Right next to these portraits hung another study of identity, this time, a collection of reflections: fragments of Chris’s own face, caught in the door of the Science Center, or shimmering faintly in a puddle after rain. “There’s that extra layer of having to position myself in a way where the camera also captures me,” they said. “It takes more time, aligning myself, shifting the angle. I have to take the environment into account too.” Chris plops a mirror down on their easel. “It’s different than just having a mirror in front of you.” That intention to remain visible, even peripherally, feels like an unspoken theme of their current studies. Chris isn’t merely documenting light; they’re testing the boundary between observer and subject, between seeing and being seen.
Chris works collaboratively with their subjects, giving them a voice in how they are presented, seemingly aiming to capture more than just the subject, but also the relationship between artist and subject itself through the medium of photography. “I’ve been giving them a lot of control because I want to make sure they’re comfortable.

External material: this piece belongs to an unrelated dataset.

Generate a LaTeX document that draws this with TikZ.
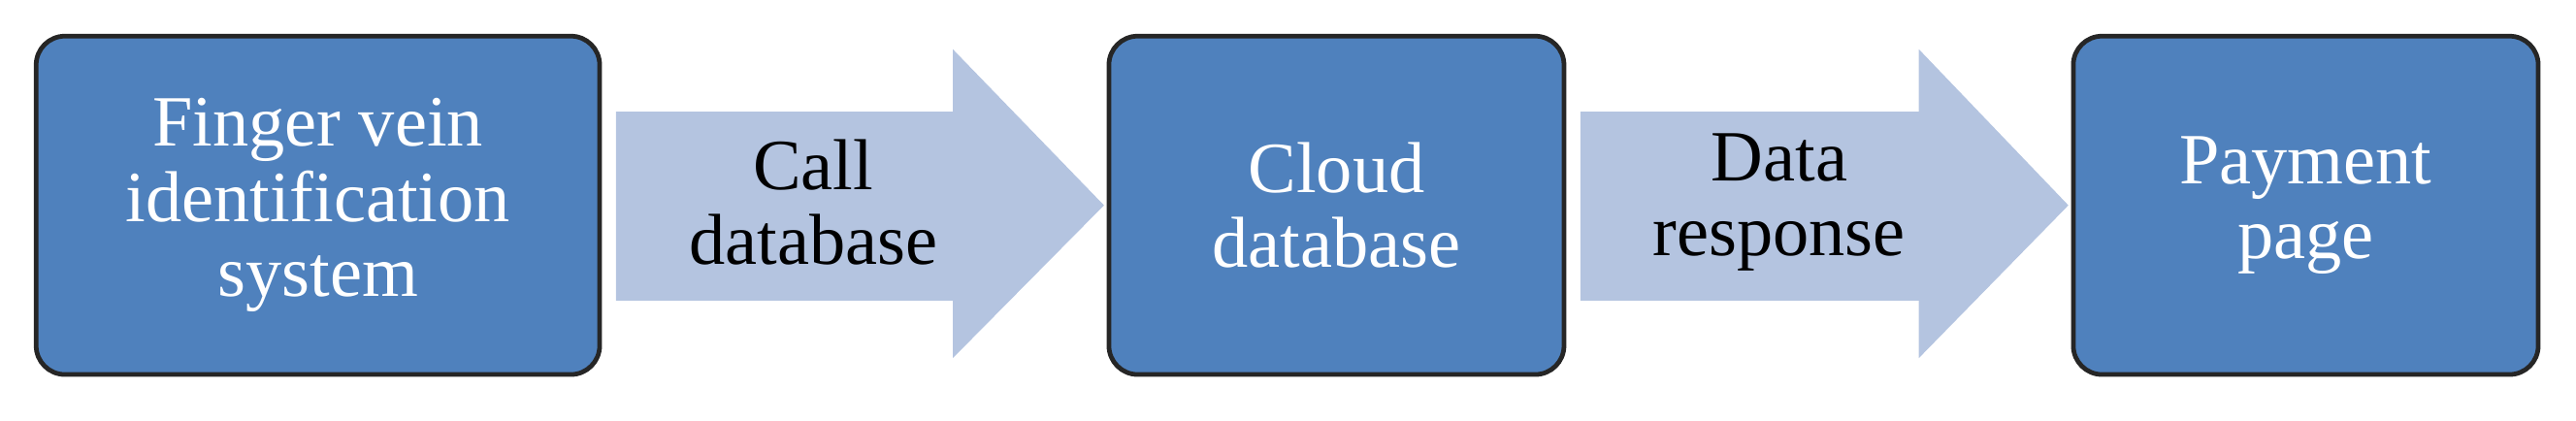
\documentclass[tikz,border=0pt]{standalone}
\usepackage{fontspec}
\setmainfont{Liberation Serif}
\begin{document}
\begin{tikzpicture}[x=0.02cm,y=-0.02cm,
  box/.style={draw=black!85,line width=1.6pt,rounded corners=0.35cm,fill={rgb,255:red,79;green,129;blue,189},text=white,align=center,font=\fontsize{25}{26}\selectfont,inner sep=0pt},
  lbl/.style={align=center,font=\fontsize{25}{26}\selectfont,text=black},
  arr/.style={fill={rgb,255:red,180;green,196;blue,224},draw=none}]
\useasboundingbox (0,0) rectangle (1568,256);
\node[box,minimum width=343*0.02cm,minimum height=206*0.02cm] (a) at (193.5,125) {Finger vein\\identification\\system};
\node[box,minimum width=277*0.02cm,minimum height=206*0.02cm] (b) at (813.5,125) {Cloud\\database};
\node[box,minimum width=283*0.02cm,minimum height=206*0.02cm] (c) at (1403.5,125) {Payment\\page};
\fill[arr] (375,68) -- (580,68) -- (580,30) -- (672,125) -- (580,218) -- (580,183) -- (375,183) -- cycle;
\fill[arr] (962,68) -- (1168,68) -- (1168,30) -- (1259,125) -- (1168,218) -- (1168,183) -- (962,183) -- cycle;
\node[lbl] (l1) at (495,123) {Call\\database};
\node[lbl] (l2) at (1083,123) {Data\\response};
\end{tikzpicture}
\end{document}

Sometimes I suggest colors or lighting, but other times I just see where they want to go.” It mirrors how they interact with reflective surfaces in their own self-portraits: a dynamic give and take between artist and environment, both shaping the outcome. “These photographs about identity — it’s kind of hard,” they admit. “I want this recognition of a feeling, and then it’s like, how do I do that? Drawing from these feelings is really important for me.”
A black-and-white photography assignment once forced Chris to strip away color entirely, leaving light and shadow to carry the image. “Color was not an option. You’re limited, and there’s just not a lot to go from,” they said. “That’s why I started focusing a lot on shadows.” Chris explained how the experience changed his perception: “It made me think — okay, now that I’ve worked in black and white, how far can I push color? Before, I was kind of scared to go too saturated. But now, having that basis of dark and light, it’s like — how far can I take it?” In their work, color and light operate in tandem. One red might convey “threatening energy,” another “sensuality”; one blue might evoke calm, another sharpness. The choices feel instinctive yet deliberate, balancing technical precision with intuition.
As we chatted, I reflected on the contrast between our approaches. My own work favors subdued tones, letting atmosphere and subtlety convey emotion. Chris’s work speaks in saturated declarations, allowing color as presence shine, letting light as voice sing. And yet, beneath that contrast, we seemingly share the same pursuit: translating feeling into form, and allowing visual elements to express what words can not.
As our conversation wound down, Chris reflected on how their path into art began later than most. They hadn’t initially planned to major in it and only began serious art classes after arriving at Swarthmore. Over time, their focus sharpened, weaving painting and photography into a cohesive exploration of light and color, two mediums that inform and echo each other. In both, Chris uses color and illumination not just as a technique, but as a way to explore whatever themes rise naturally in their process: identity, reflection, or the fleeting balance between structure and feeling.
By the time I left the art studio, the grey outside had lifted slightly. The campus felt faintly altered, as if some of Chris’s color had lingered after a brush stroke, or camera shutter, softening the air. Their work doesn’t call for attention; it quietly reshapes perception. In the interplay between light and shadow, observer and subject, Chris reminds us that art is not only what we see, but how seeing shapes us in return.